Fifty-six percent of the employees of hotels and restaurants in the 27-member European Union (EU) were women, Eurostat, the EU's statistics office, said on Wednesday.
In the tourist accommodation sector, which includes hotels and other short-stay accommodation, the share of women was even higher, at 62 percent, said Eurostat.
The ratio of women employed in hotels and restaurants is much higher than the average for all sectors in the EU. In 2006, 44 percent of all those employed in the EU were women.
The figures for 2006 came just one day ahead of the International Day of Tourism, which falls on Thursday.
The UN World Tourism Organization has declared this year's day an occasion to celebrate women's achievements in the tourism sector and stimulate action in support of gender equality and the empowerment of women.
In 22 member states, the share of women in the hotels and restaurants sector was 50 percent or more, with the highest registered in the Baltic states -- 76 percent in Estonia, 83 percent in Lithuania and 95 percent in Latvia.
Only in four member states, there were fewer women than men working in hotels and restaurants -- Malta (28 percent), Greece (44 percent), Italy and France (both 49 percent).

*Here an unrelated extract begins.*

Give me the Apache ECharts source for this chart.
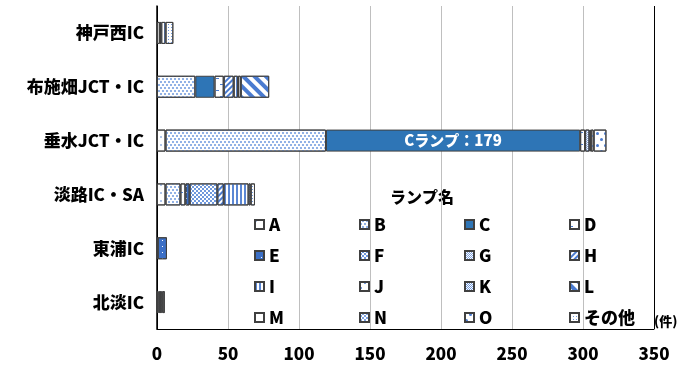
<!DOCTYPE html>
<html><head><meta charset="utf-8">
<script src="https://cdn.jsdelivr.net/npm/echarts@6/dist/echarts.min.js"></script>
<style>html,body{margin:0;padding:0;background:#fff}#c{width:685px;height:369px}</style>
</head><body><div id="c"></div>
<script>
const categories = ['神戸西IC','布施畑JCT・IC','垂水JCT・IC','淡路IC・SA','東浦IC','北淡IC'];
const seriesNames = ['A','B','C','D','E','F','G','H','I','J','K','L','M','N','O','その他'];
const A = [2, 0, 6, 6, 0.5, 0];
const B = [0, 27, 113, 10.5, 0, 0];
const C = [0, 13.5, 179, 0, 0, 0];
const D = [0, 6.5, 3.5, 3.5, 0, 0];
const E = [1, 0, 0, 3, 6.5, 1];
const F = [0, 0, 0, 19.5, 0, 0];
const G = [0, 0, 3, 0, 0, 1];
const H = [0, 7, 0, 4.5, 0, 0];
const I = [3, 3, 1, 17.5, 0, 0];
const J = [0, 2, 2, 0, 0, 0];
const K = [0, 0, 0, 1.5, 0, 1];
const L = [0, 20, 0, 0, 0, 0];
const M = [0, 0, 0, 0, 0, 0];
const N = [0, 0, 0, 0, 0, 1];
const O = [0, 0, 9, 0, 0, 0];
const Other = [5.5, 0, 0, 3, 0, 1.5];
const xTicks = [0, 50, 100, 150, 200, 250, 300, 350];
const values = [A,B,C,D,E,F,G,H,I,J,K,L,M,N,O,Other];

const BL = '#4A7BD0';
const styles = {
  'A': {color:'#fff', decal:{symbol:'circle', symbolSize:0.8, color:BL, dashArrayX:[2,6], dashArrayY:[2,6]}},
  'B': {color:'#fff', decal:{symbol:'circle', symbolSize:1, color:'#6E98DE', dashArrayX:[[2,2],[0,2,2,0]], dashArrayY:[2,1]}},
  'C': {color:'#2E75B6'},
  'D': {color:'#fff', decal:{symbol:'rect', symbolSize:1, color:BL, dashArrayX:[[3,5],[0,4,3,1]], dashArrayY:[1,5]}},
  'E': {color:'#3B6FC6', decal:{symbol:'rect', symbolSize:1, color:'#fff', dashArrayX:[1,5], dashArrayY:[1,5]}},
  'F': {color:'#fff', decal:{symbol:'rect', symbolSize:1, color:'#6F98DC', dashArrayX:[[2,2],[0,2,2,0]], dashArrayY:[2,0]}},
  'G': {color:'#fff', decal:{symbol:'rect', symbolSize:1, color:'#7FA3E0', dashArrayX:[[1,1],[0,1,1,0]], dashArrayY:[1,0]}},
  'H': {color:'#fff', decal:{symbol:'rect', symbolSize:1, color:BL, dashArrayX:[1,0], dashArrayY:[2,2], rotation:-Math.PI/4}},
  'I': {color:'#fff', decal:{symbol:'rect', symbolSize:1, color:'#5B87D4', dashArrayX:[2,2], dashArrayY:[1,0]}},
  'J': {color:'#fff', decal:{symbol:'circle', symbolSize:1, color:BL, dashArrayX:[[2,6],[0,4,2,2]], dashArrayY:[2,3]}},
  'K': {color:'#fff', decal:{symbol:'rect', symbolSize:1, color:'#6F98DC', dashArrayX:[[1,1],[0,1,1,0]], dashArrayY:[1,0]}},
  'L': {color:'#fff', decal:{symbol:'rect', symbolSize:1, color:BL, dashArrayX:[1,0], dashArrayY:[4,4], rotation:Math.PI/4}},
  'M': {color:'#fff', decal:{symbol:'rect', symbolSize:1, color:BL, dashArrayX:[1,7], dashArrayY:[1,7]}},
  'N': {color:'#fff', decal:{symbol:'rect', symbolSize:1, color:'#7FA3E0', dashArrayX:[[2,2],[0,2,2,0]], dashArrayY:[2,0]}},
  'O': {color:'#fff', decal:{symbol:'circle', symbolSize:1, color:BL, dashArrayX:[[3,5],[0,4,3,1]], dashArrayY:[3,3]}},
  'その他': {color:'#fff', decal:{symbol:'rect', symbolSize:1, color:'#6E98DE', dashArrayX:[1,2], dashArrayY:[1,2]}}
};

const FONT = 'Noto Sans CJK JP';
const series = seriesNames.map((name, i) => ({
  name: name,
  type: 'bar',
  stack: 'total',
  barWidth: 22,
  itemStyle: Object.assign({borderColor:'#404040', borderWidth:1}, styles[name]),
  emphasis: {disabled: true},
  data: values[i].map((v, j) => {
    if (v === 0) return '-';
    if (name === 'C' && j === 2) {
      return {value: v, label: {show: true, position: 'inside', formatter: 'Cランプ：{c}', color: '#fff', fontWeight: 900, fontSize: 15, fontFamily: FONT}};
    }
    return v;
  })
}));

const splitColors = xTicks.map((t, i) => (i === 0 || i === xTicks.length - 1) ? '#000' : '#BFBFBF');

const chart = echarts.init(document.getElementById('c'), null, {renderer: 'canvas'});
chart.setOption({
  animation: false,
  backgroundColor: '#fff',
  textStyle: {fontFamily: FONT},
  grid: {left: 157, right: 31, top: 6, bottom: 40, containLabel: false},
  xAxis: {
    type: 'value', min: xTicks[0], max: xTicks[xTicks.length - 1], interval: 50,
    axisLine: {show: true, lineStyle: {color: '#000', width: 1}},
    axisTick: {show: false},
    axisLabel: {color: '#000', fontWeight: 900, fontSize: 17, margin: 16, fontFamily: FONT},
    splitLine: {show: true, lineStyle: {color: splitColors, width: 1}}
  },
  yAxis: {
    type: 'category', data: categories, inverse: true,
    axisLine: {show: true, lineStyle: {color: '#000', width: 1.5}},
    axisTick: {show: false},
    axisLabel: {color: '#000', fontWeight: 900, fontSize: 17, margin: 13, fontFamily: FONT}
  },
  legend: {
    data: seriesNames,
    left: 254, top: 214, width: 420,
    orient: 'horizontal',
    padding: 0,
    itemWidth: 9, itemHeight: 9, itemGap: 10,
    icon: 'rect',
    selectedMode: false,
    textStyle: {color: '#000', fontWeight: 900, fontSize: 17, width: 80, height: 21, lineHeight: 21, fontFamily: FONT}
  },
  graphic: [
    {type: 'text', left: 390, top: 189, style: {text: 'ランプ名', fill: '#000', font: '900 16px "Noto Sans CJK JP"'}},
    {type: 'text', left: 654, top: 315, style: {text: '(件)', fill: '#000', font: '900 13px "Noto Sans CJK JP"'}}
  ],
  series: series
});
</script></body></html>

Among all the member states, annual average gross earnings for women were lower than for men in 2005. This was the case both in industry and market services sector and in the hotels and restaurants sector.
The smallest difference between women and men in the hotels and restaurants sector in 2005 was found in Belgium, where women earned 93 percent of their male colleagues' annual average gross earnings.
However, the differences in average earnings do not necessarily reflect a gap in pay between women and men, since women and men do not occupy the same jobs.